DevOps is not a one-time setup. It is a continuous practice of improving your deployment pipeline, refining your monitoring, and reducing the friction between writing code and delivering value to users. As a vibe coder, you have the advantage of AI assistants that can generate everything from Dockerfiles to Terraform configurations to incident response runbooks. Use that advantage to build deployment systems that are automated, reliable, and observable.

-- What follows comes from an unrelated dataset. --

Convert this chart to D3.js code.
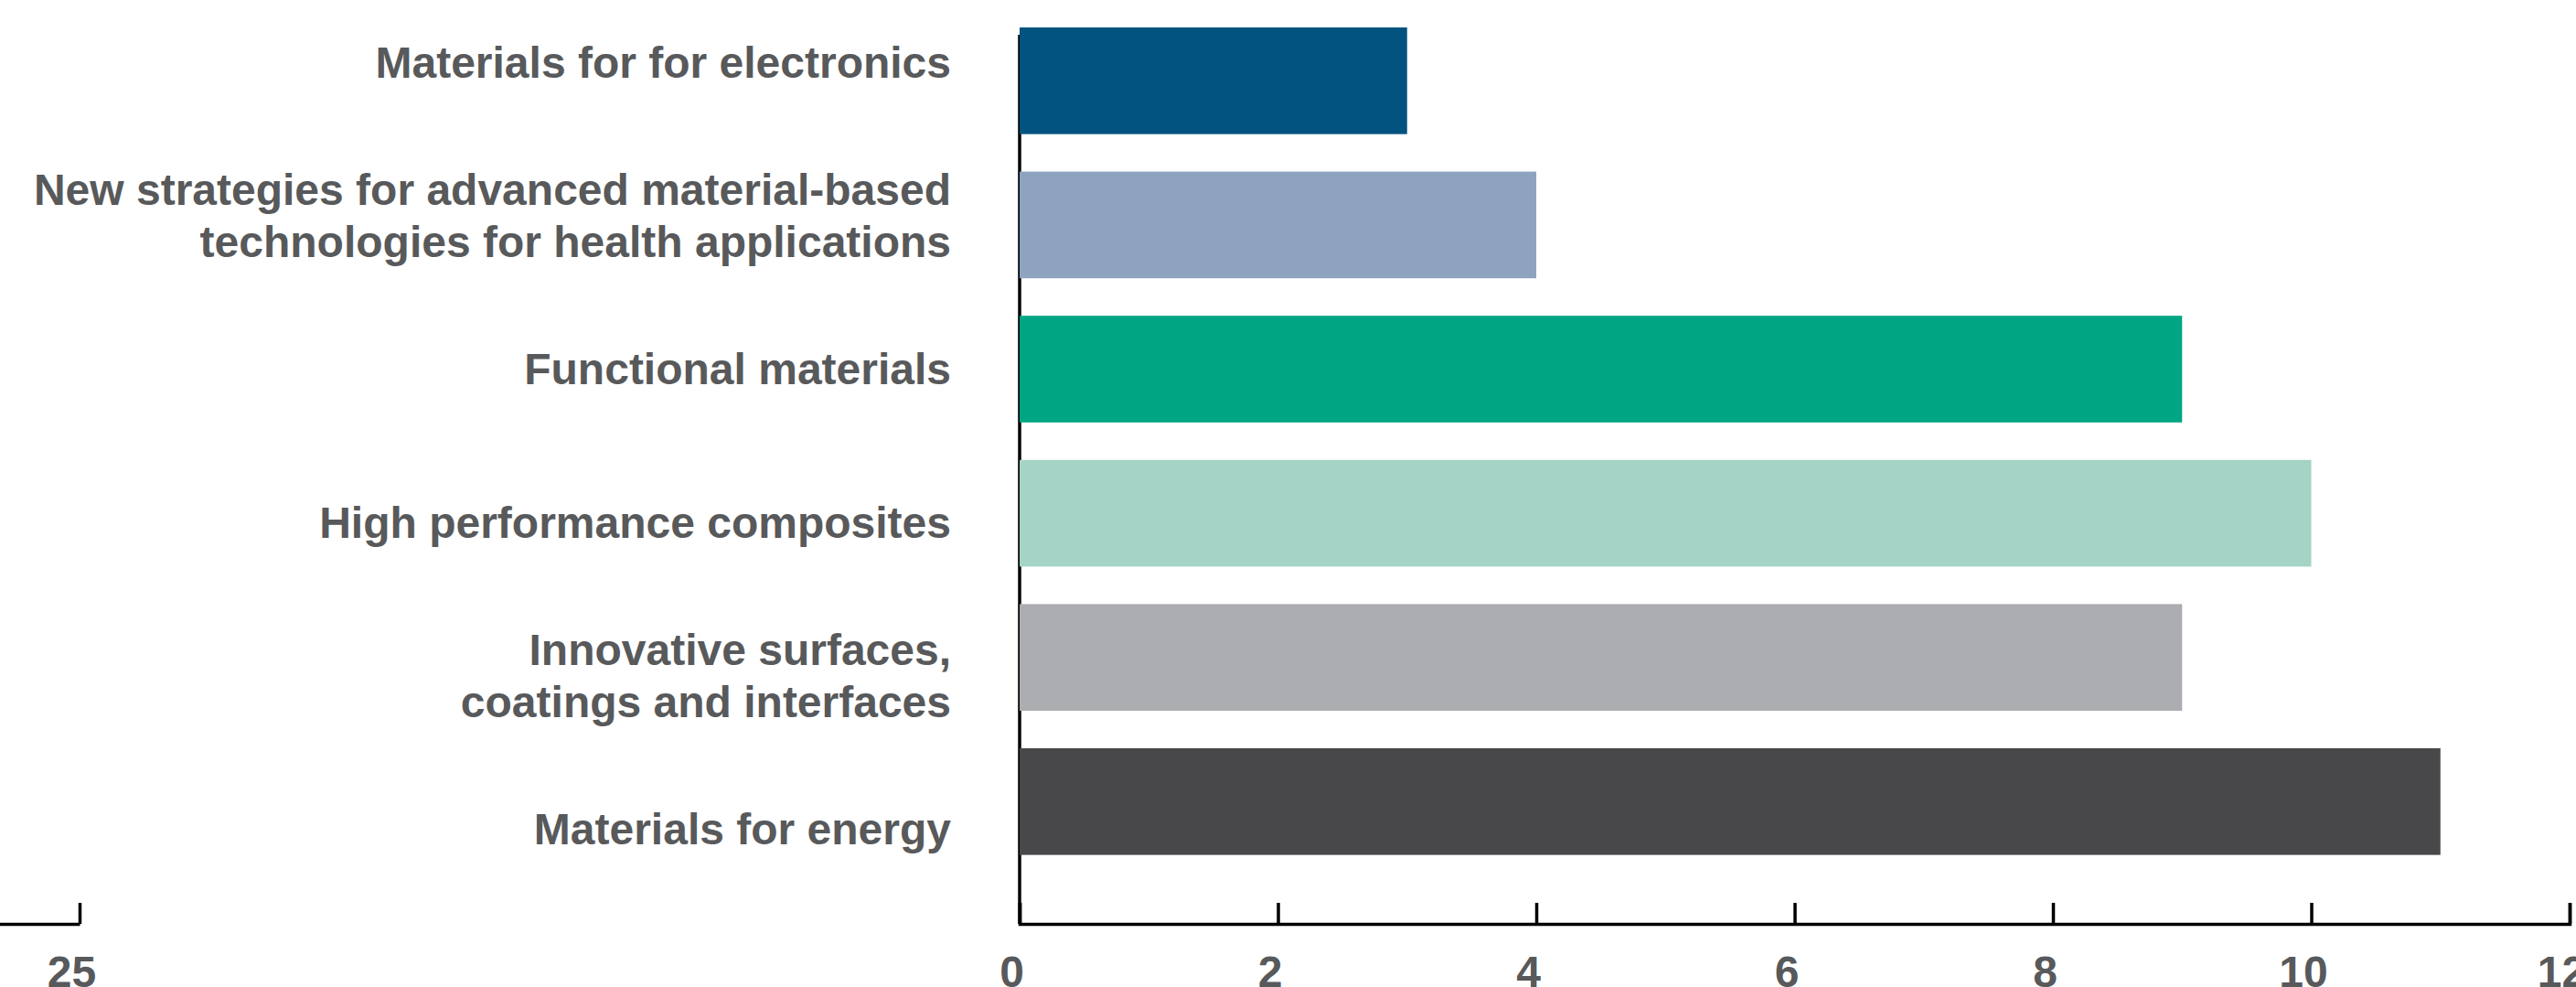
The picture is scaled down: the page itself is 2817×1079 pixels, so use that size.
<!DOCTYPE html>
<html>
<head>
<meta charset="utf-8">
<script src="https://cdn.jsdelivr.net/npm/d3@7"></script>
<style>
  html, body { margin: 0; padding: 0; background: #ffffff; }
  svg { display: block; }
</style>
</head>
<body>
<svg id="chart" width="2817" height="1079"></svg>
<script>
// ---- data ----
const categories = [
  "Materials for for electronics",
  "New strategies for advanced material-based technologies for health applications",
  "Functional materials",
  "High performance composites",
  "Innovative surfaces, coatings and interfaces",
  "Materials for energy"
];
const labelLines = [
  ["Materials for for electronics"],
  ["New strategies for advanced material-based", "technologies for health applications"],
  ["Functional materials"],
  ["High performance composites"],
  ["Innovative surfaces,", "coatings and interfaces"],
  ["Materials for energy"]
];
const values = [3, 4, 9, 10, 9, 11];
const barColors = ["#02537f", "#8ea3bd", "#00a583", "#a5d3c6", "#acadb1", "#48484a"];
const xTicks = [0, 2, 4, 6, 8, 10, 12];
const leftAxisTicks = [25];

// ---- layout ----
const W = 2817, H = 1079;
const axisY = 1010;
const textColor = "#58595b";
const fontFamily = "'Liberation Sans', Arial, Helvetica, sans-serif";
const fontSize = 48;
const lineGap = 57;

const svg = d3.select("#chart");

const x = d3.scaleLinear().domain([0, 12]).range([1115, 2810]);
const y = d3.scaleBand().domain(categories).range([9.5, 955.1])
  .paddingInner(0.26).paddingOuter(0.13);
const yLabel = d3.scalePoint().domain(categories).range([68, 906]);

// y axis line
svg.append("line")
  .attr("x1", x(0)).attr("x2", x(0))
  .attr("y1", 38).attr("y2", axisY)
  .attr("stroke", "#000").attr("stroke-width", 3.5);

// bars
svg.append("g").selectAll("rect")
  .data(categories)
  .join("rect")
  .attr("x", x(0))
  .attr("y", d => y(d))
  .attr("width", (d, i) => x(values[i]) - x(0))
  .attr("height", y.bandwidth())
  .attr("fill", (d, i) => barColors[i]);

// category labels
const lab = svg.append("g")
  .attr("font-family", fontFamily)
  .attr("font-weight", "bold")
  .attr("font-size", fontSize)
  .attr("fill", textColor)
  .attr("text-anchor", "end");

categories.forEach((c, i) => {
  const lines = labelLines[i];
  const cy = yLabel(c);
  const n = lines.length;
  const t = lab.append("text").attr("x", 1040);
  lines.forEach((ln, j) => {
    const base = cy + (j - (n - 1) / 2) * lineGap + fontSize * 0.358;
    t.append("tspan").attr("x", 1040).attr("y", base).text(ln);
  });
});

// x axis
function styleAxis(g) {
  g.select(".domain").attr("stroke", "#000").attr("stroke-width", 3.5);
  g.selectAll(".tick line").attr("stroke", "#000").attr("stroke-width", 3.5);
  g.selectAll(".tick text")
    .attr("fill", textColor)
    .attr("font-family", fontFamily)
    .attr("font-weight", "bold")
    .attr("font-size", fontSize)
    .attr("dx", -9);
}

svg.append("g")
  .attr("transform", `translate(0,${axisY})`)
  .call(d3.axisBottom(x).tickValues(xTicks).tickFormat(d3.format("d"))
    .tickSizeInner(-23).tickSizeOuter(-23).tickPadding(35))
  .call(styleAxis);

// partial axis from neighbouring panel (left edge)
const xLeft = d3.scaleLinear().domain([0, 25]).range([-1600, 87]);
svg.append("g")
  .attr("transform", `translate(0,${axisY})`)
  .call(d3.axisBottom(xLeft).tickValues(leftAxisTicks).tickFormat(d3.format("d"))
    .tickSizeInner(-23).tickSizeOuter(0).tickPadding(35))
  .call(styleAxis);
</script>
</body>
</html>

In the next chapter, we will explore code review and quality assurance (Chapter 30), where we examine how to ensure that the code — and the infrastructure configurations — that AI generates meet your quality standards before they reach production.

Summary

This chapter covered the essential DevOps practices that every vibe coder needs to take AI-built applications from development to production:

• DevOps culture emphasizes automation, shared ownership, and continuous improvement
• Docker provides portable, reproducible environments through containerization
• CI/CD pipelines automate the build, test, and deploy cycle
• Cloud platforms range from simple PaaS to full infrastructure control
• Infrastructure as Code makes environments reproducible and version-controlled
• Monitoring the three pillars (metrics, logs, traces) provides observability into production systems
• Structured logging with aggregation enables efficient debugging
• Rollback strategies (blue-green, canary, rolling) minimize the impact of failed deployments
• Environment management isolates configuration across development, staging, and production
• AI assistants excel at generating DevOps configurations, but human understanding is essential for validation and troubleshooting

The deployment workflow we built in Section 29.10 demonstrates how all these pieces fit together, creating a system where pushing code to Git automatically triggers testing, building, deploying, and monitoring — the full DevOps lifecycle powered by AI-assisted development.